Vaughn also talked to McGrath, explaining the basic concept that led him to make a film of Stardust: 'The whole movie is really Midnight Run,' said Vaughn, whose previous work as the director of the high body count film Layer Cake and as the producer of British crime films like Lock, Stock and Two Smoking Barrels demonstrates more affinity to the highly underrated1988 crime-themed action comedy Midnight Run (that starred Robert De Niro as a bounty hunter and Charles Grodin as an embezzler who has stolen $15 million from the mob and is wanted as a witness by the Feds) than it does to Lord of the Rings or the Chronicles of Narnia.
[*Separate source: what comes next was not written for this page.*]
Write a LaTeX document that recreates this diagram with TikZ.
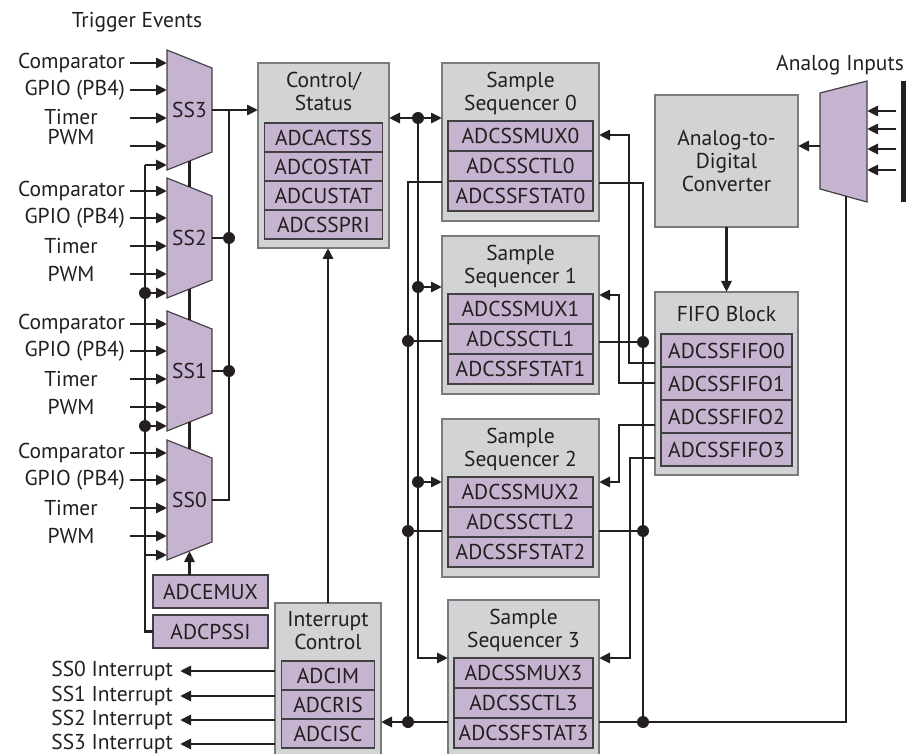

Vaughn explained: 'Yvaine and Tristan, referring to the fallen star and her half-mortal companion, are Charles Grodin and De Niro (from Midnight Run). The F.B.I. is the princes.  And the witches are the mob. That was my inspiration. I thought, I'm going to make a movie that has the fun and pacing of Midnight Run with the veneer of Princess Bride.'

 

Neil Gaiman's Stardust novel, which features superb illustrations by Charles Vess, is available in both hardcover and trade paperback editions including a new version published by DC/Vertigo in July.